Figure 1: Adding XenApp servers in the Configure and run discovery
The next steps are actually just pressing the next button to start the discovery and at the end the console will display your installed XenApp environment. You will get a message that there are no published applications configured and you can use the Migration Center to import those from your current Citrix environment. The Migration Center is not part of this current article series, but if there is interest for an article just let me know. When the console is fully started we can start configuring the XenApp environment.
The first option available in the console is Administrators. Here you can configure delegation of control within the AppCenter console. During the installation we used the initial administrator (by default it is the account that was running the installation wizard), so this account should be used to start the console. By using the right mouse button menu on the Administrator name in the left pane, you can add additional administrators. Configuration is divided in two parts, specifying the user(s) or group(s) that will have AppCenter rights assigned to (tip: use the Operating System User Selector), and secondly you specify the rights to that user(s)/groups(s). There are three options available: Read Only, Full Administration and Custom. Most of the times you probably use Custom, because you can configure exactly what rights the user(s)/group(s) will have. Remember that some options are offering the same functionality available in different levels. Good examples are the Session settings, which are both available in the Applications and Servers levels. I’m not going to discuss the possible permissions one by one, because the names are self-explanatory. Remember that every custom configured administrator needs to have at least the right Log on the Management Console available under administrators.
Figure 2: Configuring custom administrator settings
Logically, you can alter the settings by selecting the user(s)/groups(s) and then select administrator properties. The same configuration windows will be shown to you.
This is probably the most used part in the management interface. Here you can configure and alter Published Applications and/or Published Desktops. You can create folders in this view. This is just for a logical order and is not used anywhere else. Sometimes people think that the folder structure is used for displaying the applications in the Web Interface view and/or the placement in the Start Menu when using PNAgent. You can create Published Applications (or Published Desktops) via the menu of the right-mouse button directly in the root or in the create folders. The first page of the wizard is an informational welcome screen. The second screen asks for a Display Name and an application description, this information is shown to the end-user so configure these with care. The display name is used in the Web Interface (WI). In the third frame you need to decide what you are going to offer to the end-users. There are three possibilities:
- Server Desktop: By choosing this option a Full Desktop will be shown to the end-user. This is the best choice if you offer all the applications within the Citrix environment. From an end-user perspective the environment looks like they are working on a local desktop (dependent on how you configured the Desktop Optimization Pack).
- Content: Publishing content like a document, video or website instead of an application. I don’t see this option used a lot, but the possibility is there, for example: a user’s guide or an intranet webpage.

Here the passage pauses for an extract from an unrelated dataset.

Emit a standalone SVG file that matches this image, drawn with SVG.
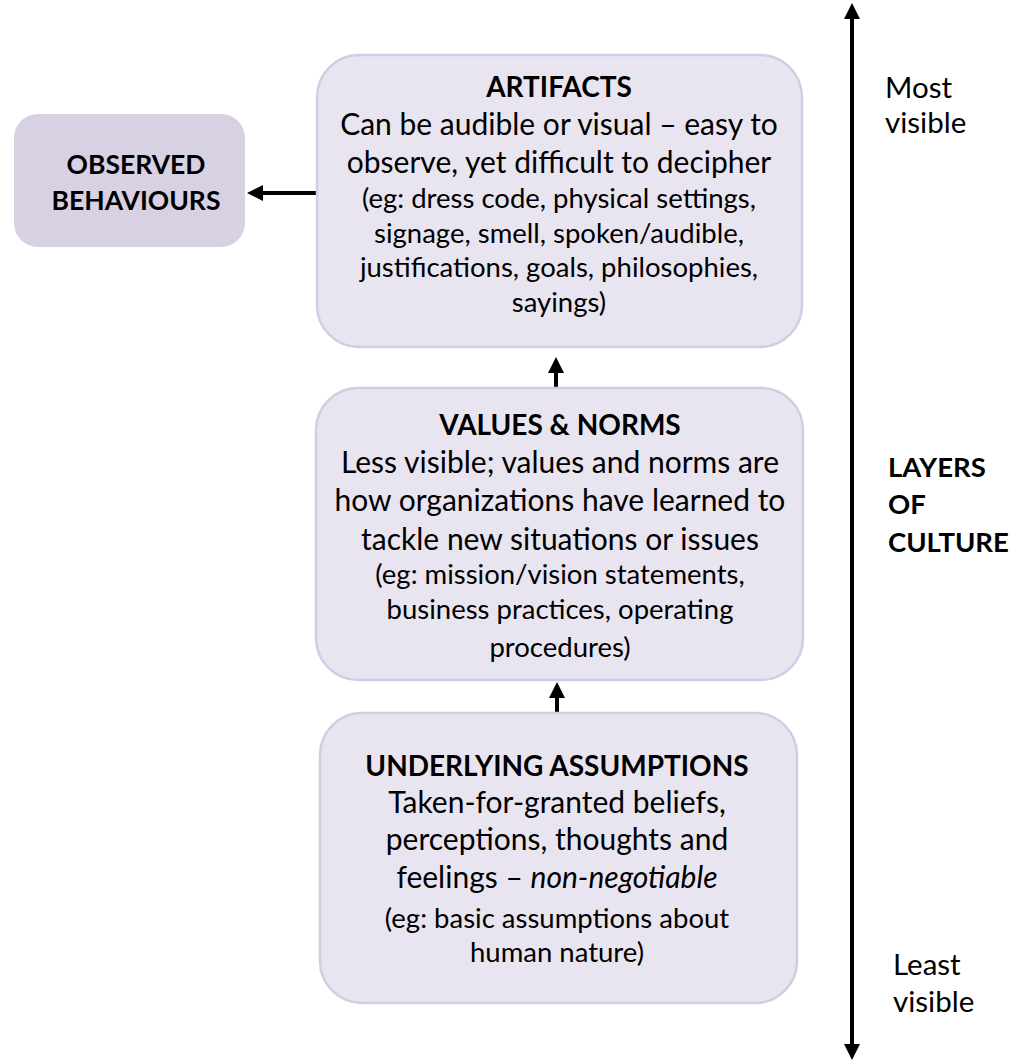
<svg xmlns="http://www.w3.org/2000/svg" width="1011" height="1063" viewBox="0 0 1011 1063">
  <style>
    .box { fill: #e9e5f0; stroke: #d3cce2; stroke-width: 2.5; }
    .obs { fill: #d8d0e3; stroke: none; }
    text { font-family: Lato, "Open Sans", "Liberation Sans", sans-serif; fill: #000; text-anchor: middle; }
    .title { font-size: 28px; font-weight: bold; }
    .obst { font-size: 26.5px; font-weight: bold; }
    .main { font-size: 30px; }
    .small { font-size: 27.5px; }
    .side { font-size: 29.5px; text-anchor: start; }
    .sideb { font-size: 27.5px; font-weight: bold; text-anchor: start; }
    .conn { stroke: #000; stroke-width: 4; fill: none; }
    .axis { stroke: #000; stroke-width: 4; fill: none; }
  </style>
  <defs>
    <marker id="arrow" markerUnits="userSpaceOnUse" markerWidth="16" markerHeight="16" refX="1" refY="8" orient="auto">
      <path d="M0,0 L16,8 L0,16 z" fill="#000"/>
    </marker>
    <marker id="axisHead" markerUnits="userSpaceOnUse" markerWidth="16" markerHeight="16" refX="1" refY="8" orient="auto-start-reverse">
      <path d="M0,0 L16,8 L0,16 z" fill="#000"/>
    </marker>
  </defs>

  <g id="connectors">
    <line class="conn" x1="317" y1="193" x2="262" y2="193" marker-end="url(#arrow)"/>
    <line class="conn" x1="556" y1="388" x2="556" y2="372" marker-end="url(#arrow)"/>
    <line class="conn" x1="557" y1="713" x2="557" y2="697" marker-end="url(#arrow)"/>
    <line class="axis" x1="852" y1="18" x2="852" y2="1045" marker-start="url(#axisHead)" marker-end="url(#axisHead)"/>
  </g>

  <g id="observed-behaviours">
    <rect class="obs" x="14" y="114" width="231" height="133" rx="24"/>
    <text class="obst" x="136" y="174">OBSERVED</text>
    <text class="obst" x="136" y="210">BEHAVIOURS</text>
  </g>

  <g id="artifacts">
    <rect class="box" x="317" y="55" width="485" height="292" rx="42"/>
    <text class="title" x="559" y="97">ARTIFACTS</text>
    <text class="main" x="559" y="135">Can be audible or visual – easy to</text>
    <text class="main" x="559" y="173">observe, yet difficult to decipher</text>
    <text class="small" x="559" y="208">(eg: dress code, physical settings,</text>
    <text class="small" x="559" y="243">signage, smell, spoken/audible,</text>
    <text class="small" x="559" y="277">justifications, goals, philosophies,</text>
    <text class="small" x="559" y="312">sayings)</text>
  </g>

  <g id="values-norms">
    <rect class="box" x="316" y="388" width="487" height="292" rx="42"/>
    <text class="title" x="560" y="435">VALUES &amp; NORMS</text>
    <text class="main" x="560" y="473">Less visible; values and norms are</text>
    <text class="main" x="560" y="511">how organizations have learned to</text>
    <text class="main" x="560" y="550">tackle new situations or issues</text>
    <text class="small" x="560" y="584">(eg: mission/vision statements,</text>
    <text class="small" x="560" y="619">business practices, operating</text>
    <text class="small" x="560" y="657">procedures)</text>
  </g>

  <g id="underlying-assumptions">
    <rect class="box" x="320" y="713" width="477" height="290" rx="42"/>
    <text class="title" x="557" y="776">UNDERLYING ASSUMPTIONS</text>
    <text class="main" x="557" y="813">Taken-for-granted beliefs,</text>
    <text class="main" x="557" y="850">perceptions, thoughts and</text>
    <text class="main" x="557" y="888">feelings – <tspan font-style="italic">non-negotiable</tspan></text>
    <text class="small" x="557" y="928">(eg: basic assumptions about</text>
    <text class="small" x="557" y="962">human nature)</text>
  </g>

  <g id="axis-labels">
    <text class="side" x="885" y="98">Most</text>
    <text class="side" x="885" y="133">visible</text>
    <text class="sideb" x="888" y="477">LAYERS</text>
    <text class="sideb" x="888" y="514">OF</text>
    <text class="sideb" x="888" y="552">CULTURE</text>
    <text class="side" x="893" y="975">Least</text>
    <text class="side" x="893" y="1012">visible</text>
  </g>
</svg>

- Application: Using this option you are publishing an application. The best option if the user also has local applications. In this way (when using the seamless publishing mode) the application is displayed within the user local desktop. The way the application is offered to end-users differs based on the configuration options below. First you have the application type:
- Accessed from a server: This is the traditional XenApp method. The Published Application is actually running on the XenApp servers and offered as a (seamless) application to the local client. You can use an Installed Application (locally installed or third party application virtualization) or Streamed to Server (using Citrix Application Virtualization).
- Streamed if possible, otherwise accessed from a server: With the option by default the Citrix virtualization package will be used locally on the client. So the application is actually started on the local client and use local resources. If this scenario is not possible the application will be started on the XenApp environment, where similar to Accessed from a server can be a local installed application or Citrix virtualized application.
- Streamed to Client: The virtualized application is running locally on the client only.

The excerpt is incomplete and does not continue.